E acrescenta: “Feitas as cortesias com o costumado brilho, tomados pelos artistas os seus devidos lugares e apetrechos de combate, saiu à arena o simpático Antonio Corajoso que, com arrojo e arte toureou a primor o cornupeto saído da sala dos sustos. Manoel, o bandarilheiro de merecimento, que estava numa das suas tardes mais felizes, enfeitou com quatro ferros bem rematados e que tiveram o luzimento que era de desejar”. Contrário a qualquer ação que maltrate, machuque os animais, questiono a insensibilidade da definição “enfeitou com quatro ferros bem rematados…”

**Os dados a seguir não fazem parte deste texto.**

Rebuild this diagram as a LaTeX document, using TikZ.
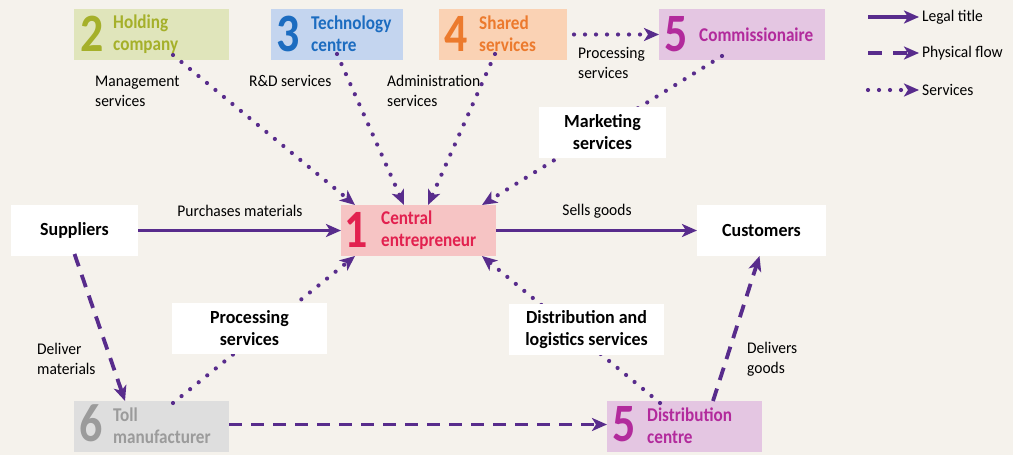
\documentclass[tikz,border=0pt]{standalone}
\usepackage{fontspec}
\setmainfont[FakeStretch=0.95]{Carlito}
\newfontfamily\numf[FakeStretch=0.85]{Carlito}
\newfontfamily\boxf[FakeStretch=0.88]{Carlito}
\newfontfamily\wboxf[FakeStretch=0.97]{Carlito}
\usetikzlibrary{arrows.meta}
\definecolor{bg}{RGB}{245,242,236}
\definecolor{flow}{RGB}{88,44,140}
\definecolor{grfill}{RGB}{224,229,187}
\definecolor{grtext}{RGB}{165,176,42}
\definecolor{blfill}{RGB}{196,213,239}
\definecolor{bltext}{RGB}{28,108,192}
\definecolor{orfill}{RGB}{250,210,180}
\definecolor{ortext}{RGB}{236,122,45}
\definecolor{pufill}{RGB}{228,198,226}
\definecolor{putext}{RGB}{178,42,156}
\definecolor{pkfill}{RGB}{246,196,196}
\definecolor{pktext}{RGB}{226,33,79}
\definecolor{gyfill}{RGB}{222,222,222}
\definecolor{gytext}{RGB}{155,155,155}
\tikzset{
  box/.style={rectangle, minimum height=51pt, inner sep=0pt, outer sep=0pt},
  whitebox/.style={box, fill=white, font=\wboxf\fontsize{18.5}{22}\selectfont\bfseries, align=center},
  num/.style={anchor=base west, inner sep=0pt, font=\numf\fontsize{54}{54}\selectfont\bfseries},
  btext/.style={anchor=west, inner sep=0pt, align=left, font=\boxf\fontsize{19.5}{22}\selectfont\bfseries},
  lbl/.style={inner sep=0pt, align=left, font=\fontsize{16.3}{20}\selectfont},
  tip/.style={-{Stealth[length=15pt,width=13pt,inset=4pt]}},
  legal/.style={tip, draw=flow, line width=3.8pt},
  phys/.style={tip, draw=flow, line width=3.8pt, dash pattern=on 13pt off 9pt},
  serv/.style={tip, draw=flow, line width=4.2pt, line cap=round, dash pattern=on 0pt off 11pt},
}
\begin{document}
\begin{tikzpicture}[x=1pt,y=-1pt]
\useasboundingbox[fill=bg] (0,0) rectangle (1013,455);

% coloured boxes
\node[box, fill=grfill, minimum width=155pt] (hold) at (151.5,34.5) {};
\node[num, text=grtext] (n2) at (80,51) {2};
\node[btext, text=grtext] (t2h) at (113,34) {Holding\\company};

\node[box, fill=blfill, minimum width=132pt] (tech) at (337,34.5) {};
\node[num, text=bltext] (n3) at (276,51) {3};
\node[btext, text=bltext] (t3t) at (311,34) {Technology\\centre};

\node[box, fill=orfill, minimum width=128pt] (shared) at (503,34.5) {};
\node[num, text=ortext] (n4) at (444,51) {4};
\node[btext, text=ortext] (t4s) at (479,34) {Shared\\services};

\node[box, fill=pufill, minimum width=166pt] (comm) at (742,34.5) {};
\node[num, text=putext] (n5a) at (664,51) {5};
\node[btext, text=putext] (t5c) at (699,35) {Commissionaire};

\node[box, fill=pkfill, minimum width=155pt] (central) at (418.5,230.5) {};
\node[num, text=pktext] (n1) at (344,247) {1};
\node[btext, text=pktext] (t1c) at (381,230) {Central\\entrepreneur};

\node[box, fill=gyfill, minimum width=155pt] (toll) at (151.5,426.5) {};
\node[num, text=gytext] (n6) at (79,441) {6};
\node[btext, text=gytext] (t6t) at (113,426) {Toll\\manufacturer};

\node[box, fill=pufill, minimum width=155pt] (distc) at (684.5,426.5) {};
\node[num, text=putext] (n5b) at (612,441) {5};
\node[btext, text=putext] (t5d) at (647,426) {Distribution\\centre};

\node[whitebox, minimum width=127pt] (sup) at (74.5,230.5) {Suppliers};
\node[whitebox, minimum width=129pt] (cust) at (761.5,230.5) {Customers};

% connectors behind white service boxes
\draw[serv] ([xshift=-20pt,yshift=4pt]comm.south) -- ([xshift=-14pt]central.north east);
\draw[serv] ([xshift=99pt,yshift=-2pt]toll.north west) -- ([xshift=14pt]central.south west);
\draw[serv] ([xshift=53pt,yshift=-2pt]distc.north west) -- ([xshift=-14pt]central.south east);

\node[whitebox, minimum width=127pt] (mkt) at (602.5,132.5) {Marketing\\services};
\node[whitebox, minimum width=155pt] (proc) at (249.5,328.5) {Processing\\services};
\node[whitebox, minimum width=155pt] (dist) at (586.5,329.5) {Distribution and\\logistics services};

% services
\draw[serv] ([xshift=99pt,yshift=5pt]hold.south west) -- ([xshift=14pt]central.north west);
\draw[serv] ([yshift=6pt]tech.south) -- ([xshift=63pt]central.north west);
\draw[serv] ([xshift=-8pt,yshift=6pt]shared.south) -- ([xshift=87pt]central.north west);
\draw[serv] ([xshift=7pt]shared.east) -- (comm.west);

% legal title
\draw[legal] (sup) -- (central);
\draw[legal] (central) -- (cust);

% physical flow
\draw[phys] ([yshift=2pt]sup.south) -- ([xshift=51pt]toll.north west);
\draw[phys] ([yshift=2pt]toll.east) -- ([yshift=2pt]distc.west);
\draw[phys] ([xshift=106pt]distc.north west) -- ([xshift=-2pt]cust.south);

% labels
\node[lbl] (lpm) at (240,211) {Purchases materials};
\node[lbl] (lsg) at (597,211) {Sells goods};
\node[lbl, anchor=west] (lms) at (95,91) {Management\\services};
\node[lbl, anchor=west] (lrd) at (249,81) {R\&D services};
\node[lbl, anchor=west] (las) at (387,91) {Administration\\services};
\node[lbl, anchor=west] (lps) at (578,63) {Processing\\services};
\node[lbl, anchor=west] (ldm) at (37,359) {Deliver\\materials};
\node[lbl, anchor=west] (ldg) at (747,359) {Delivers\\goods};

% legend
\coordinate (l1a) at (868,17); \coordinate (l1b) at (919,17);
\coordinate (l2a) at (868,53); \coordinate (l2b) at (919,53);
\coordinate (l3a) at (868,90); \coordinate (l3b) at (919,90);
\draw[legal] (l1a) -- (l1b);
\draw[phys, dash pattern=on 14pt off 11pt] (l2a) -- (l2b);
\draw[serv] (l3a) -- (l3b);
\node[lbl, anchor=west] (t1) at (922,17) {Legal title};
\node[lbl, anchor=west] (t2) at (922,53) {Physical flow};
\node[lbl, anchor=west] (t3) at (922,90) {Services};
\end{tikzpicture}
\end{document}
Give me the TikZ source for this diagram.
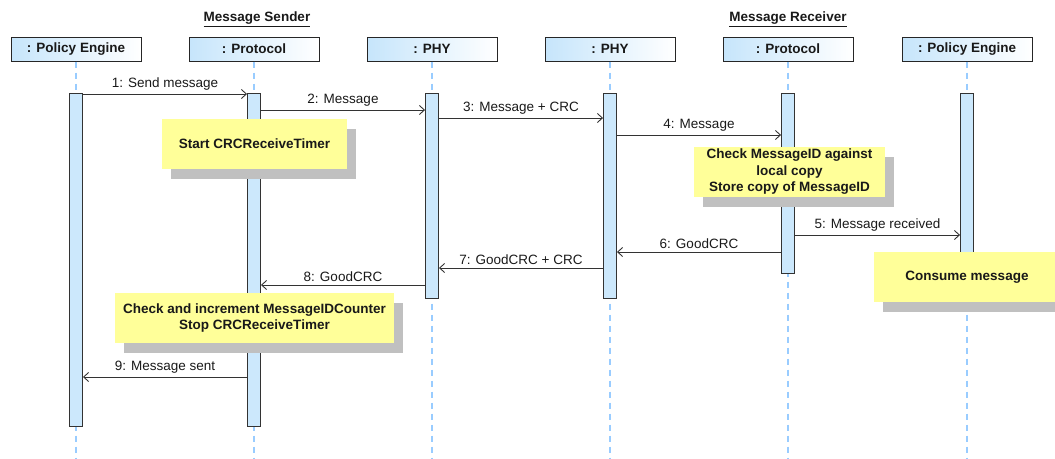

Sentimentos à parte, segue a matéria contando sobre o espetáculo na velha Pindamonhangaba: “Antonio Corajoso, o destemido toureiro que tem feito jus ao merecido cognome tentou por duas vezes pegar a fera bravia, a mais bravia dentre as que tem pisado naquela arena, mas seu trabalho foi infrutífero, o animal era de farta cornadura, não podendo por isso o valente pegador segurá-lo, sendo também improfícua a segunda tentativa e talvez ainda tivessse pegado se não fosse a grita dos populares e a arrogância de alguns esbirros que não queriam terceira pega supondo que o extraordinário toureiro não se equitasse tão bem”.
Se os animais, às vezes, escapavam de seus algozes, não escapou um gracejo irônico do redator da Tribuna na época, referindo-se ao pedido de um cidadão, entusiasta daqueles shows com touros, que “mandou pegar o bicho”. Ao cidadão, talvez um seu conhecido, ele argumentou: “É que o inefável aficionado julga naturalmente que fazer uma pega é o mesmo que tomar uma branca ali no Amadei”. Certamente o “ali no Amadei” era uma menção à loja de bebidas dos italianos, irmãos Amadei. Casa comercial muito frequentada da Pinda antiga.
E daquele espetáculo dedicado à arte de tourear ou de correr dos touros, no qual a Pinda antiga lembrava um pouco a velha Espanha, ainda descreveu: “O segundo boi foi lidado por Manoel e Pedro, o engraçado palhaço que o trabalhou bem de capote; como este animal negasse a ser pegado sentado , ou de joelhos como era desejo de Corajoso foi pegado mesmo à unha, valendo-se dessa pega calorosos aplausos…
“O terceiro boi esteve ‘bom’, conseguindo Corajoso fazer, com sua costumada elegância, uma bonita pega sentado que lhe mereceu uma ovação, este bicho depois de capeado por Manoel e Pedro foi montado por este. O quarto e último animal, foi finalmente, para os amadores que, confiantes na magrezado bicho, não se mantiveram à respeitosa distância das duras hastes do animal com sucedeu em uma das últimas vezes, havendo quem se atrevesse a montá-lo e até… pegar, proporcionando, entretanto, francas gargalhadas pelas correrias que o animal, que apesar de ser um depósito de ossos ambulantes, os obrigava sempre que se investia”.
Concluindo o artigo, exaltando a boa impressão causado por aquela, que seria a penúltima corrida da temporada, o redator TN destacou uma premiação ocorrida durante a atração: “Em meio da tourada, o empresário sr. Antonio Gonçalves, o Corajoso, pediu permissão para oferecer ao seu companheiro de lide, senhor Manoel Alves Ferreira, em benefício de quem era o espetáculo uma artística medalha, agradecendo-a, a pedido do beneficiado. A generosa oferta, num brilhante improviso o sr. Oscar Varela”.